Taxpayer goes to court over Upton home assessment
An Upton property owner has gone to Superior Court over his 2011 tax bill, arguing in part that his seasonal home’s water supply - a pipe running from a brook - is not worth the $5,000 of valuation assigned to the water source by the town.
This summer the Oxford County Board of Assessment Review (OXBAR) denied Dean Merchant’s appeal on the assessment for his 19th-century former Grange Hall on Route 26.
Using a Trio property assessing software program, Upton assessing agent Wade Rainey of T.A. Associates valued it at $58,557 as part of a 2011 town-wide revaluation.
The figure is nearly double the previous assessment. Merchant’s tax bill was $453, he said.

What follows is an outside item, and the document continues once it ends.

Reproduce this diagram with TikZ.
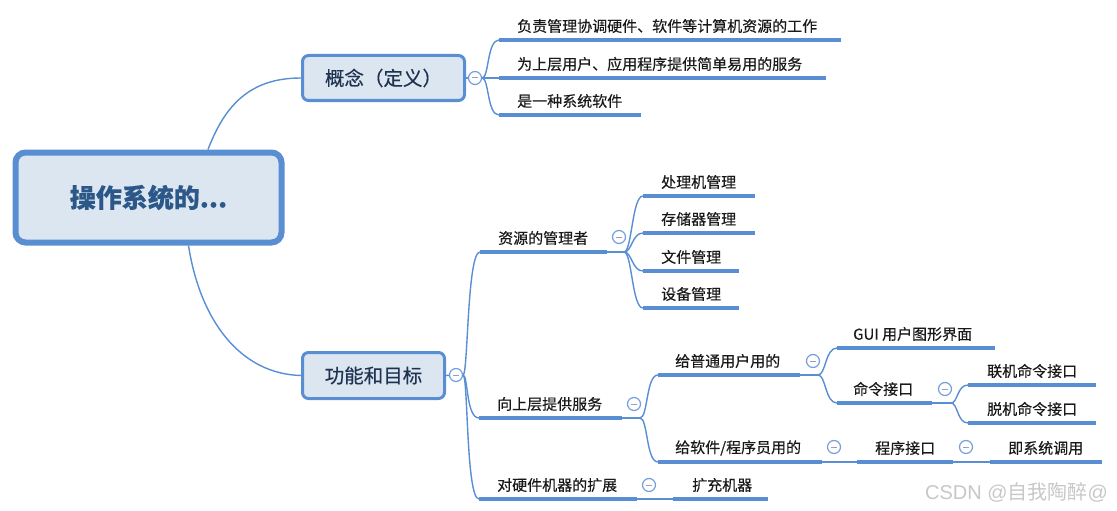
\documentclass[tikz,border=0pt]{standalone}
\usepackage{fontspec}
\setmainfont{Noto Sans CJK SC}[FakeBold=0.35]
\newfontfamily\leaffont{Noto Sans CJK SC}[FakeBold=0.35]
\newfontfamily\wmfont{Liberation Sans}
\newfontfamily\wmcjk{Noto Sans CJK SC}
\definecolor{lnblue}{HTML}{5A8ED3}
\definecolor{boxfill}{HTML}{DCE6F1}
\definecolor{navy}{HTML}{1F3350}
\definecolor{roottxt}{HTML}{2C5789}
\definecolor{minusgray}{HTML}{9A9CC0}
\begin{document}
\begin{tikzpicture}[x=1pt,y=-1pt,
  conn/.style={draw=lnblue, line width=1.4pt},
  uline/.style={draw=lnblue, line width=4pt},
  txt/.style={anchor=west, inner sep=0pt, font=\leaffont\fontsize{15}{18}\selectfont, text=black!90},
  topic/.style={draw=lnblue, fill=boxfill, line width=3pt, rounded corners=6pt, font=\leaffont\fontsize{19.5}{23}\selectfont, text=navy, inner sep=0pt},
  fold/.style={circle, draw=lnblue!85, fill=white, line width=1.2pt, minimum size=13pt, inner sep=0pt,
    path picture={\draw[minusgray, line width=1pt] ([xshift=-3pt]path picture bounding box.center) -- ([xshift=3pt]path picture bounding box.center);}},
]
\useasboundingbox (0,0) rectangle (1117,511);

% root and topics
\node[draw=lnblue, fill=boxfill, line width=6pt, rounded corners=10pt, minimum width=266pt, minimum height=90pt, inner sep=0pt,
  font=\bfseries\fontsize{26}{30}\selectfont, text=roottxt] (root) at (148.5,197.5) {操作系统的...};
\node[topic, minimum width=162pt, minimum height=45pt] (kn) at (383.5,78) {概念（定义）};
\node[topic, minimum width=142pt, minimum height=46pt] (gn) at (373.5,375.5) {功能和目标};

\draw[conn] ([xshift=59.5pt]root.north) .. controls (225,105) and (250,78) .. (kn.west);
\draw[conn] ([xshift=40pt]root.south) .. controls (200,320) and (240,374) .. (gn.west);

% fold circles
\node[fold] (ckn) at (475,78) {};
\node[fold] (cgn) at (456,375) {};
\node[fold] (czy) at (619,237) {};
\node[fold] (cxs) at (634,404) {};
\node[fold] (cdy) at (649,485) {};
\node[fold] (cgp) at (813,361) {};
\node[fold] (cml) at (945,389) {};
\node[fold] (cgr) at (834,447) {};
\node[fold] (ccx) at (966,447) {};

% concept branch
\node[txt] (a1) at (517,26) {负责管理协调硬件、软件等计算机资源的工作};
\node[txt] (a2) at (517,64) {为上层用户、应用程序提供简单易用的服务};
\node[txt] (a3) at (517,101) {是一种系统软件};
\coordinate (a1s) at (499,40); \coordinate (a1e) at (841,40);
\coordinate (a2s) at (499,78); \coordinate (a2e) at (826,78);
\coordinate (a3s) at (499,115); \coordinate (a3e) at (641,115);
\draw[uline] (a1s) -- (a1e);
\draw[uline] (a2s) -- (a2e);
\draw[uline] (a3s) -- (a3e);
\draw[conn] (kn.east) -- (ckn);
\draw[conn] (ckn.east) .. controls +(7,0) and +(-12,0) .. (a1s);
\draw[conn] (ckn.east) -- (a2s);
\draw[conn] (ckn.east) .. controls +(7,0) and +(-12,0) .. (a3s);

% function branch
\node[txt] (r1) at (498,238) {资源的管理者};
\node[txt] (r2) at (497,404) {向上层提供服务};
\node[txt] (r3) at (497,485) {对硬件机器的扩展};
\coordinate (r1s) at (480,252); \coordinate (r1e) at (607,252);
\coordinate (r2s) at (479,418); \coordinate (r2e) at (622,418);
\coordinate (r3s) at (479,499); \coordinate (r3e) at (637,499);
\draw[uline] (r1s) -- (r1e);
\draw[uline] (r2s) -- (r2e);
\draw[uline] (r3s) -- (r3e);
\draw[conn] (gn.east) -- (cgn);
\draw[conn] (cgn.east) .. controls +(5,0) and +(-13,0) .. (r1s);
\draw[conn] (cgn.east) .. controls +(5,0) and +(-13,0) .. (r2s);
\draw[conn] (cgn.east) .. controls +(5,0) and +(-13,0) .. (r3s);

% resources
\coordinate (j1) at (624,252);
\draw[conn] (r1e) -- (j1);
\node[txt] (b1) at (661,182) {处理机管理};
\node[txt] (b2) at (661,219) {存储器管理};
\node[txt] (b3) at (661,257) {文件管理};
\node[txt] (b4) at (661,294) {设备管理};
\coordinate (b1s) at (643,196); \coordinate (b1e) at (755,196);
\coordinate (b2s) at (643,233); \coordinate (b2e) at (755,233);
\coordinate (b3s) at (643,271); \coordinate (b3e) at (739,271);
\coordinate (b4s) at (643,308); \coordinate (b4e) at (739,308);
\foreach \b in {b1,b2,b3,b4}{
  \draw[uline] (\b s) -- (\b e);
  \draw[conn] (j1) .. controls +(8,0) and +(-11,0) .. (\b s);
}

% services
\coordinate (j2) at (640,418);
\draw[conn] (r2e) -- (j2);
\node[txt] (s1) at (675,361) {给普通用户用的};
\node[txt] (s2) at (675,448) {给软件/程序员用的};
\coordinate (s1s) at (658,375); \coordinate (s1e) at (800,375);
\coordinate (s2s) at (658,462); \coordinate (s2e) at (822,462);
\draw[uline] (s1s) -- (s1e);
\draw[uline] (s2s) -- (s2e);
\draw[conn] (j2) .. controls +(8,0) and +(-12,0) .. (s1s);
\draw[conn] (j2) .. controls +(8,0) and +(-12,0) .. (s2s);

% ordinary users
\coordinate (j3) at (818,375);
\draw[conn] (s1e) -- (j3);
\node[txt] (g1) at (853,334) {GUI 用户图形界面};
\node[txt] (g2) at (853,389) {命令接口};
\coordinate (g1s) at (837,348); \coordinate (g1e) at (995,348);
\coordinate (g2s) at (837,403); \coordinate (g2e) at (932,403);
\draw[uline] (g1s) -- (g1e);
\draw[uline] (g2s) -- (g2e);
\draw[conn] (j3) .. controls +(8,0) and +(-12,0) .. (g1s);
\draw[conn] (j3) .. controls +(8,0) and +(-12,0) .. (g2s);

% command interface
\coordinate (j4) at (951,403);
\draw[conn] (g2e) -- (j4);
\node[txt] (m1) at (987,371) {联机命令接口};
\node[txt] (m2) at (987,409) {脱机命令接口};
\coordinate (m1s) at (968,385); \coordinate (m1e) at (1096,385);
\coordinate (m2s) at (968,423); \coordinate (m2e) at (1096,423);
\draw[uline] (m1s) -- (m1e);
\draw[uline] (m2s) -- (m2e);
\draw[conn] (j4) .. controls +(7,0) and +(-11,0) .. (m1s);
\draw[conn] (j4) .. controls +(7,0) and +(-11,0) .. (m2s);

% programmers
\node[txt] (p1) at (875,448) {程序接口};
\node[txt] (p2) at (1008,448) {即系统调用};
\coordinate (p1s) at (857,462); \coordinate (p1e) at (953,462);
\coordinate (p2s) at (990,462); \coordinate (p2e) at (1102,462);
\draw[uline] (p1s) -- (p1e);
\draw[uline] (p2s) -- (p2e);
\draw[conn] (s2e) -- (p1s);
\draw[conn] (p1e) -- (p2s);

% hardware extension
\node[txt] (e1) at (692,485) {扩充机器};
\coordinate (e1s) at (673,499); \coordinate (e1e) at (768,499);
\draw[uline] (e1s) -- (e1e);
\draw[conn] (r3e) -- (e1s);

% watermark
\node[anchor=west, inner sep=0pt, text=black!22, font=\fontsize{20}{24}\selectfont] (wm) at (925,492) {\wmfont CSDN @\wmcjk 自我陶醉\wmfont @};
\end{tikzpicture}
\end{document}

Early this month Merchant filed an appeal in Oxford Superior Court.
A fundamental part of his challenge was his objection to the relative values assigned to two sets of properties: those on Lake Umbagog and those back from the lake, where his property is located.
Valuations on lakefront property, he argued, were much too low compared to some selling prices for such property. On the other hand, he said, some properties away from the lake could not be sold, even at prices significantly lower than the assessed value.
Rainey has said he had assigned average per-acre values based on median-range prices on all the properties sold.
At the June appeal before OXBAR, Rainey said that in 2009 and 2010, “there was an upshot in the price of land in Upton, which was kind of a shock, because everyone else was down.”
He said he had talked with realtors who told him the town “is coming into its own, because it’s becoming a four-season resort area, with snowmobiling, hunting, ATVing and fishing.”
The town, said Rainey, “is having growing pains.”
Merchant, feeling that pain, said his uninsulated building on less than a half-acre of land should be valued at about $32,000.
Now-former Selectman Bob Brown described to the board some of the factors contributing to each property value in Upton.
He said the standard per-acre land value on a tar road was set at $24,500. And, he said, any water supply coming into a house added another $5,000 of valuation, while a septic system added the same amount.
Merchant’s lot was assessed as a half-acre. The total land value for Merchant was $34,000, Brown said, and the 1,564-square-foot building was worth $31,586.
The overall value was dropped some in subsequent discussions, Merchant said.
But Merchant objected particularly to the $5,000 value assigned to the water source. He said his practice has been to either insert a pipe into the brook, or simply carry the water inside. The brook water is not potable, he said.
Two OXBAR board members were sympathetic to that argument, and one asked if the amount might be cut in half as a compromise.
Brown said he did not know of anyone else in town with a water supply like Merchant’s. But he worried that lowering its value might set a precedent that could lead to other property owners arguing the particular value of individual water sources – drilled wells, dug wells, springs, etc.
“I’m afraid it’s going to open a can of worms,” said Brown.
He and Rainey said everyone in town had been treated equally under the Trio “mass appraisal” system.
Merchant said in his case it was like trying to fit a square peg into a round hole.
He also cited research done by two realtors he hired, who found a Grange Hall in St. Johnsbury, Vt., which sold recently for $38,000, and another in Essex, Vt., which is on the market for $29,000.
He added that he believed his lot size to be less than a half acre. Two board members suggested he research his deed and if the lot size was smaller, ask for an adjustment.
The board ultimately denied the appeal, siding with the town’s argument that Merchant had been treated the same as everyone else in Upton under the system.
Upton selectmen have until early November to reply to his appeal, Merchant said last week.
He said he has since checked his deed for the lot size. It provides dimensions, he said, and based on those dimensions, he estimated the size at less than a quarter acre.
Merchant said he is pursuing the appeal largely as a matter of principle.